Hardcover, 352 pages
Published May 24th 2011 by Ballantine BooksAva Dabrowski is still mourning the death of her mother, reeling from the breakup with her married lover and disenchanted with her job. So when Will Fraser, an old college acquaintance, asks her one more time to visit him in Woodburn, Tennessee, she quits her job in Chicago and accepts even though she has some not too flattering preconceived notions of "The South". He lures her with the idea that she can stay with his two great-aunts, Josephine and Fanny Woodburn, in the family home for the entire summer and finally work on that novel she keeps wanting to write.
Unfortunately, Ava seems to have a bad case of writer's block and she doesn't make too much progress on her book but she is fascinated by the Woodburn's family history as her own family history is sketchy at best and staying in one location was not one of her free-spirited mother's strengths. She is amazed that one family could live in a town named after them for so long and in the same house. To the Woodburns living in the South means no one is "crazy" just eccentric, manners are an ingrained way of life and knowledge of one's family tree is almost de riguer.

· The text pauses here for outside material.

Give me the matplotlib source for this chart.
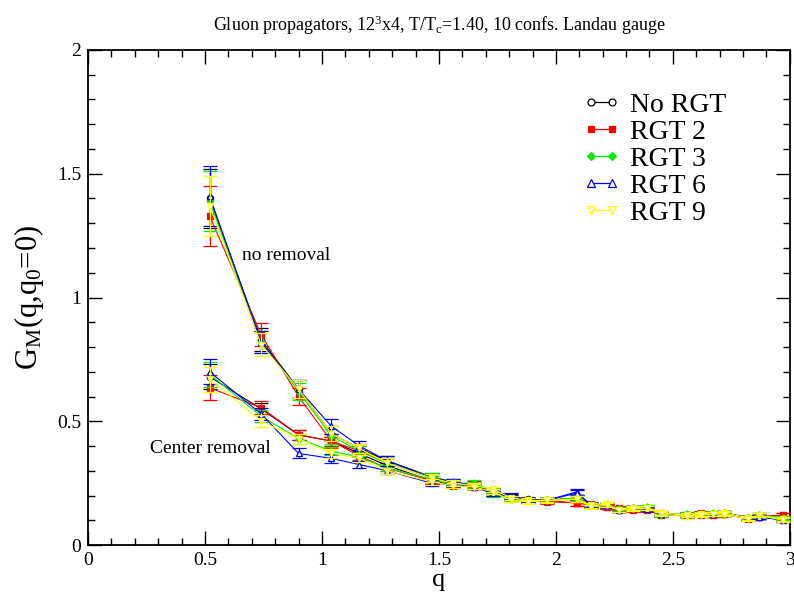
import matplotlib
matplotlib.use("Agg")
import matplotlib.pyplot as plt
from matplotlib.lines import Line2D
from matplotlib.ticker import MultipleLocator, FuncFormatter

plt.rcParams['font.family'] = ['Liberation Serif', 'DejaVu Serif']
plt.rcParams['mathtext.fontset'] = 'custom'
plt.rcParams['mathtext.rm'] = 'Liberation Serif'
plt.rcParams['mathtext.it'] = 'Liberation Serif'

# Momentum values
q = [0.52, 0.74, 0.90, 1.04, 1.16, 1.28, 1.47, 1.56, 1.65, 1.73, 1.81, 1.88, 1.96,
     2.09, 2.15, 2.22, 2.27, 2.33, 2.39, 2.45, 2.56, 2.62, 2.67, 2.72, 2.82, 2.87, 2.97]

labels = ["No RGT", "RGT 2", "RGT 3", "RGT 6", "RGT 9"]

# Full configurations (no removal)
full_norgt = [1.40, 0.83, 0.63, 0.45, 0.39, 0.34, 0.275, 0.255, 0.24, 0.22, 0.195, 0.185, 0.18,
              0.19, 0.16, 0.16, 0.14, 0.15, 0.145, 0.125, 0.12, 0.125, 0.125, 0.13, 0.11, 0.12, 0.105]
full_rgt2 = [1.33, 0.85, 0.60, 0.42, 0.38, 0.33, 0.27, 0.25, 0.245, 0.215, 0.19, 0.18, 0.18,
             0.17, 0.165, 0.155, 0.15, 0.14, 0.15, 0.13, 0.12, 0.13, 0.12, 0.125, 0.11, 0.115, 0.12]
full_rgt3 = [1.39, 0.82, 0.62, 0.44, 0.38, 0.33, 0.275, 0.25, 0.25, 0.22, 0.19, 0.18, 0.18,
             0.19, 0.16, 0.16, 0.145, 0.15, 0.155, 0.125, 0.125, 0.125, 0.13, 0.13, 0.11, 0.12, 0.11]
full_rgt6 = [1.41, 0.82, 0.63, 0.48, 0.40, 0.34, 0.27, 0.255, 0.24, 0.215, 0.2, 0.18, 0.18,
             0.215, 0.16, 0.16, 0.14, 0.15, 0.145, 0.125, 0.12, 0.125, 0.125, 0.13, 0.11, 0.115, 0.1]
full_rgt9 = [1.37, 0.81, 0.63, 0.45, 0.39, 0.33, 0.27, 0.25, 0.24, 0.225, 0.19, 0.18, 0.18,
             0.185, 0.16, 0.165, 0.14, 0.15, 0.15, 0.13, 0.12, 0.125, 0.125, 0.13, 0.11, 0.12, 0.105]

# Center-removed configurations
cr_norgt = [0.68, 0.55, 0.445, 0.42, 0.37, 0.32, 0.26, 0.245, 0.235, 0.21, 0.19, 0.18, 0.18,
            0.19, 0.16, 0.16, 0.14, 0.15, 0.145, 0.125, 0.12, 0.125, 0.125, 0.125, 0.11, 0.115, 0.105]
cr_rgt2 = [0.635, 0.555, 0.445, 0.42, 0.36, 0.31, 0.26, 0.24, 0.235, 0.21, 0.185, 0.18, 0.175,
           0.17, 0.16, 0.155, 0.145, 0.145, 0.14, 0.12, 0.12, 0.12, 0.12, 0.125, 0.105, 0.115, 0.12]
cr_rgt3 = [0.69, 0.52, 0.43, 0.38, 0.355, 0.31, 0.265, 0.245, 0.24, 0.205, 0.185, 0.18, 0.18,
           0.19, 0.16, 0.16, 0.145, 0.15, 0.155, 0.12, 0.125, 0.125, 0.125, 0.125, 0.11, 0.115, 0.11]
cr_rgt6 = [0.70, 0.53, 0.37, 0.35, 0.325, 0.30, 0.25, 0.245, 0.235, 0.21, 0.195, 0.18, 0.18,
           0.21, 0.16, 0.16, 0.14, 0.15, 0.145, 0.125, 0.12, 0.125, 0.125, 0.13, 0.11, 0.115, 0.1]
cr_rgt9 = [0.67, 0.50, 0.43, 0.37, 0.35, 0.30, 0.255, 0.24, 0.235, 0.215, 0.18, 0.175, 0.18,
           0.185, 0.155, 0.16, 0.14, 0.145, 0.15, 0.125, 0.115, 0.12, 0.125, 0.125, 0.105, 0.12, 0.1]

# Statistical errors
err_full = [0.12, 0.045, 0.035, 0.03, 0.02, 0.02, 0.015, 0.012, 0.012, 0.01, 0.01, 0.01, 0.01,
            0.012, 0.01, 0.01, 0.008, 0.008, 0.008, 0.008, 0.008, 0.008, 0.008, 0.008, 0.008, 0.008, 0.008]
err_cr = [0.05, 0.025, 0.02, 0.018, 0.015, 0.012, 0.012, 0.01, 0.01, 0.01, 0.008, 0.008, 0.008,
          0.012, 0.008, 0.008, 0.008, 0.008, 0.008, 0.008, 0.008, 0.008, 0.008, 0.008, 0.008, 0.008, 0.008]

full_sets = [full_norgt, full_rgt2, full_rgt3, full_rgt6, full_rgt9]
cr_sets = [cr_norgt, cr_rgt2, cr_rgt3, cr_rgt6, cr_rgt9]

styles = [
    dict(color="black", marker="o", mfc="white", mec="black"),
    dict(color="red", marker="s", mfc="red", mec="red"),
    dict(color="#00ee00", marker="D", mfc="#00ee00", mec="#00ee00"),
    dict(color="blue", marker="^", mfc="white", mec="blue"),
    dict(color="yellow", marker="v", mfc="white", mec="yellow"),
]
msizes = [4.5, 4.5, 3.5, 5, 5]

fig = plt.figure(figsize=(7.94, 5.95), dpi=100)
ax = fig.add_axes([0.1108, 0.084, 0.884, 0.832])

handles = []
for i in range(5):
    st = styles[i]
    for vals, errs in ((full_sets[i], err_full), (cr_sets[i], err_cr)):
        ax.errorbar(q, vals, yerr=errs, color=st["color"], lw=0.8, elinewidth=0.9,
                    capsize=5, capthick=0.9, marker=st["marker"], ms=msizes[i],
                    mfc=st["mfc"], mec=st["mec"], mew=0.9, zorder=3 + i)
    handles.append(Line2D([], [], color=st["color"], lw=0.9, marker=st["marker"],
                          ms=msizes[i] + 0.5, mfc=st["mfc"], mec=st["mec"], mew=0.9,
                          label=labels[i]))

ax.set_xlim(0, 3)
ax.set_ylim(0, 2)
ax.xaxis.set_major_locator(MultipleLocator(0.5))
ax.xaxis.set_minor_locator(MultipleLocator(0.1))
ax.yaxis.set_major_locator(MultipleLocator(0.5))
ax.yaxis.set_minor_locator(MultipleLocator(0.1))
fmt = FuncFormatter(lambda v, p: f"{v:g}")
ax.xaxis.set_major_formatter(fmt)
ax.yaxis.set_major_formatter(fmt)
ax.tick_params(which="both", direction="in", top=True, right=True, labelsize=14, width=1)
ax.tick_params(which="major", length=10, pad=5)
ax.tick_params(which="minor", length=5)
for s in ax.spines.values():
    s.set_linewidth(1.3)

ax.set_xlabel("q", fontsize=19, labelpad=0)
ax.set_ylabel(r"G$_\mathrm{M}$(q,q$_\mathrm{0}$=0)", fontsize=22, labelpad=8)
ax.set_title(r"Gluon propagators, 12$^\mathrm{3}$x4, T/T$_\mathrm{c}$=1.40, 10 confs. Landau gauge",
             fontsize=13, pad=14)

ax.text(0.66, 1.17, "no removal", fontsize=14, va="center", ha="left")
ax.text(0.265, 0.39, "Center removal", fontsize=14, va="center", ha="left")

leg = ax.legend(handles=handles, loc="upper left", bbox_to_anchor=(0.705, 0.915),
                frameon=False, fontsize=20, numpoints=2, handlelength=1.35,
                handletextpad=0.35, labelspacing=0.06, borderaxespad=0, borderpad=0)

fig.savefig("out.png", dpi=100)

What seems like genteel family living turns out to have some deep buried secrets and dark undertones. After Ava starts hearing snippets of Will's Aunt Fanny and her first husband Charlie's past, the mystery of his death begins to intrigue her and her writer's block is at an end. It's almost as if the story writes itself; she spends night after night penning Charlie and Fanny's story at a frenzied pace even though she knows the Woodburns will be livid at any hint of exposure. They sure aren't willing to say too much about this time in their lives.